What is asked: All the data below goes into the copy word for word, but the pictures don't.

--- begin ---

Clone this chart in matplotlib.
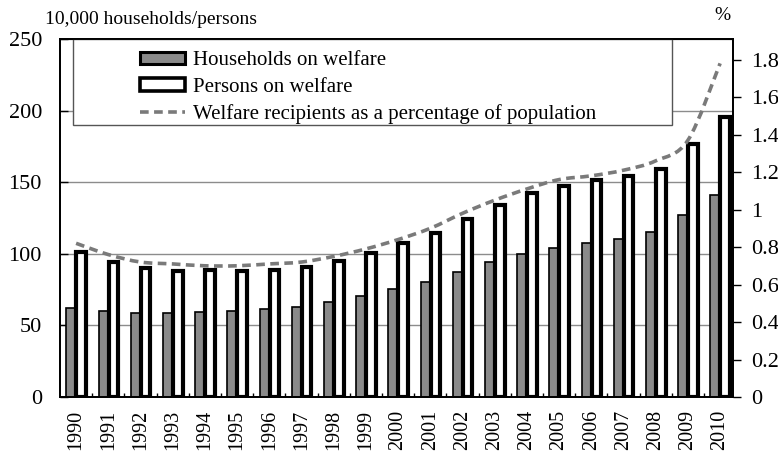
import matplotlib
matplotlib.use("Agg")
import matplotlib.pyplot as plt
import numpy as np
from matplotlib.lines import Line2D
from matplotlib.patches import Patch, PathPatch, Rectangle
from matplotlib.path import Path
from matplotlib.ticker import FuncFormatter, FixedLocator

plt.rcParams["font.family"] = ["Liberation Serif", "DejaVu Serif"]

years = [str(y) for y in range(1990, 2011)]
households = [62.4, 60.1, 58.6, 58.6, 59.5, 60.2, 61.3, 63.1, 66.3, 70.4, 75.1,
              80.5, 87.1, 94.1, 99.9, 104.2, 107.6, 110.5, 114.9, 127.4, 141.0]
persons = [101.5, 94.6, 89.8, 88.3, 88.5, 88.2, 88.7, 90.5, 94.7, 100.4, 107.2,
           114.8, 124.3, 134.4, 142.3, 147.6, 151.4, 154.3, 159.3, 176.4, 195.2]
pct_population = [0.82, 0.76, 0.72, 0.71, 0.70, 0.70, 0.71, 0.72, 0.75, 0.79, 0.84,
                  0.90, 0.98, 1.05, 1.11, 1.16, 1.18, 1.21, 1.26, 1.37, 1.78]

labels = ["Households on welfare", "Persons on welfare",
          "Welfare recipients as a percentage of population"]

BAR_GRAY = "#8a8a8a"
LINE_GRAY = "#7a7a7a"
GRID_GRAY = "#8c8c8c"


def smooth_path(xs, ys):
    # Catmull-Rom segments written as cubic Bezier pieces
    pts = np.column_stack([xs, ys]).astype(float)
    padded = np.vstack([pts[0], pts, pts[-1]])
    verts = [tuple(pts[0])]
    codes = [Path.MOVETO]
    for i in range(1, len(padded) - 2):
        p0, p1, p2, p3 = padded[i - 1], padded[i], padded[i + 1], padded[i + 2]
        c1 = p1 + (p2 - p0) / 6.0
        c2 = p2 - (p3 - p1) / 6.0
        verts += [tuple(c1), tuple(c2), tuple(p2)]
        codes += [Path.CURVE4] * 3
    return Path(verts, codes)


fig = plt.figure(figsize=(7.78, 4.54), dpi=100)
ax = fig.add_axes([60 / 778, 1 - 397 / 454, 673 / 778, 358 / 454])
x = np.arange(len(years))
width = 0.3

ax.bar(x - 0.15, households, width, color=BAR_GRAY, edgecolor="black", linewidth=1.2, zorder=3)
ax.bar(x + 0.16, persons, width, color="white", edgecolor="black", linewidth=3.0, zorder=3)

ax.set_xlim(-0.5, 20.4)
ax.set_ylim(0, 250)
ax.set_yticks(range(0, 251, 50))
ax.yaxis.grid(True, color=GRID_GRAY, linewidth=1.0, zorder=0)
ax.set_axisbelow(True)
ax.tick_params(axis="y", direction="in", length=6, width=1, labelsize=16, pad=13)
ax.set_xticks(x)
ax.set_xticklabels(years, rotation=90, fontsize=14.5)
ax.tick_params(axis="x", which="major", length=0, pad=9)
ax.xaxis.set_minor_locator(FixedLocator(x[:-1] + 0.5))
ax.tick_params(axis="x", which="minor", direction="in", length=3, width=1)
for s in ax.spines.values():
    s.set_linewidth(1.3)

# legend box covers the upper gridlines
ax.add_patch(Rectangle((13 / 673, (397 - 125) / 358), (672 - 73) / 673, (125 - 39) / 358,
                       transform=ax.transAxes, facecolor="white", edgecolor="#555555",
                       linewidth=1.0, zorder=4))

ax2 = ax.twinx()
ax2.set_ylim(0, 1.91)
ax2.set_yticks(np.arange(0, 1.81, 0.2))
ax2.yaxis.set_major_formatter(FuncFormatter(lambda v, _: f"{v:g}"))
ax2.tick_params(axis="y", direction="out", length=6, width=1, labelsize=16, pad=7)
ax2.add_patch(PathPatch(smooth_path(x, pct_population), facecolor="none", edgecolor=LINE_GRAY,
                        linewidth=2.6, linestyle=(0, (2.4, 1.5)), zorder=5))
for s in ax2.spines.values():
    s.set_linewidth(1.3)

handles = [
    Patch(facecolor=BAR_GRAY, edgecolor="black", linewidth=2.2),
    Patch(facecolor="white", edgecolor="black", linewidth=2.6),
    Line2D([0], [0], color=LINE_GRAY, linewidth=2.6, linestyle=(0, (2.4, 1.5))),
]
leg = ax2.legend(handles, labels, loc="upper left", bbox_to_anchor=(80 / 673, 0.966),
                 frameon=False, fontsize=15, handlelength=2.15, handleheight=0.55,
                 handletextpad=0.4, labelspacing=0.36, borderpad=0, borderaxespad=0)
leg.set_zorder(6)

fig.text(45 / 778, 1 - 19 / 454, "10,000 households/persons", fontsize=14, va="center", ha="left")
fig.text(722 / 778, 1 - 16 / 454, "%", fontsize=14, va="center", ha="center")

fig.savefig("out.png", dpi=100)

--- end ---

Response to this exercise:
Clone this chart in matplotlib.
import matplotlib
matplotlib.use("Agg")
import matplotlib.pyplot as plt
import numpy as np
from matplotlib.lines import Line2D
from matplotlib.patches import Patch, PathPatch, Rectangle
from matplotlib.path import Path
from matplotlib.ticker import FuncFormatter, FixedLocator

plt.rcParams["font.family"] = ["Liberation Serif", "DejaVu Serif"]

years = [str(y) for y in range(1990, 2011)]
households = [62.4, 60.1, 58.6, 58.6, 59.5, 60.2, 61.3, 63.1, 66.3, 70.4, 75.1,
              80.5, 87.1, 94.1, 99.9, 104.2, 107.6, 110.5, 114.9, 127.4, 141.0]
persons = [101.5, 94.6, 89.8, 88.3, 88.5, 88.2, 88.7, 90.5, 94.7, 100.4, 107.2,
           114.8, 124.3, 134.4, 142.3, 147.6, 151.4, 154.3, 159.3, 176.4, 195.2]
pct_population = [0.82, 0.76, 0.72, 0.71, 0.70, 0.70, 0.71, 0.72, 0.75, 0.79, 0.84,
                  0.90, 0.98, 1.05, 1.11, 1.16, 1.18, 1.21, 1.26, 1.37, 1.78]

labels = ["Households on welfare", "Persons on welfare",
          "Welfare recipients as a percentage of population"]

BAR_GRAY = "#8a8a8a"
LINE_GRAY = "#7a7a7a"
GRID_GRAY = "#8c8c8c"


def smooth_path(xs, ys):
    # Catmull-Rom segments written as cubic Bezier pieces
    pts = np.column_stack([xs, ys]).astype(float)
    padded = np.vstack([pts[0], pts, pts[-1]])
    verts = [tuple(pts[0])]
    codes = [Path.MOVETO]
    for i in range(1, len(padded) - 2):
        p0, p1, p2, p3 = padded[i - 1], padded[i], padded[i + 1], padded[i + 2]
        c1 = p1 + (p2 - p0) / 6.0
        c2 = p2 - (p3 - p1) / 6.0
        verts += [tuple(c1), tuple(c2), tuple(p2)]
        codes += [Path.CURVE4] * 3
    return Path(verts, codes)


fig = plt.figure(figsize=(7.78, 4.54), dpi=100)
ax = fig.add_axes([60 / 778, 1 - 397 / 454, 673 / 778, 358 / 454])
x = np.arange(len(years))
width = 0.3

ax.bar(x - 0.15, households, width, color=BAR_GRAY, edgecolor="black", linewidth=1.2, zorder=3)
ax.bar(x + 0.16, persons, width, color="white", edgecolor="black", linewidth=3.0, zorder=3)

ax.set_xlim(-0.5, 20.4)
ax.set_ylim(0, 250)
ax.set_yticks(range(0, 251, 50))
ax.yaxis.grid(True, color=GRID_GRAY, linewidth=1.0, zorder=0)
ax.set_axisbelow(True)
ax.tick_params(axis="y", direction="in", length=6, width=1, labelsize=16, pad=13)
ax.set_xticks(x)
ax.set_xticklabels(years, rotation=90, fontsize=14.5)
ax.tick_params(axis="x", which="major", length=0, pad=9)
ax.xaxis.set_minor_locator(FixedLocator(x[:-1] + 0.5))
ax.tick_params(axis="x", which="minor", direction="in", length=3, width=1)
for s in ax.spines.values():
    s.set_linewidth(1.3)

# legend box covers the upper gridlines
ax.add_patch(Rectangle((13 / 673, (397 - 125) / 358), (672 - 73) / 673, (125 - 39) / 358,
                       transform=ax.transAxes, facecolor="white", edgecolor="#555555",
                       linewidth=1.0, zorder=4))

ax2 = ax.twinx()
ax2.set_ylim(0, 1.91)
ax2.set_yticks(np.arange(0, 1.81, 0.2))
ax2.yaxis.set_major_formatter(FuncFormatter(lambda v, _: f"{v:g}"))
ax2.tick_params(axis="y", direction="out", length=6, width=1, labelsize=16, pad=7)
ax2.add_patch(PathPatch(smooth_path(x, pct_population), facecolor="none", edgecolor=LINE_GRAY,
                        linewidth=2.6, linestyle=(0, (2.4, 1.5)), zorder=5))
for s in ax2.spines.values():
    s.set_linewidth(1.3)

handles = [
    Patch(facecolor=BAR_GRAY, edgecolor="black", linewidth=2.2),
    Patch(facecolor="white", edgecolor="black", linewidth=2.6),
    Line2D([0], [0], color=LINE_GRAY, linewidth=2.6, linestyle=(0, (2.4, 1.5))),
]
leg = ax2.legend(handles, labels, loc="upper left", bbox_to_anchor=(80 / 673, 0.966),
                 frameon=False, fontsize=15, handlelength=2.15, handleheight=0.55,
                 handletextpad=0.4, labelspacing=0.36, borderpad=0, borderaxespad=0)
leg.set_zorder(6)

fig.text(45 / 778, 1 - 19 / 454, "10,000 households/persons", fontsize=14, va="center", ha="left")
fig.text(722 / 778, 1 - 16 / 454, "%", fontsize=14, va="center", ha="center")

fig.savefig("out.png", dpi=100)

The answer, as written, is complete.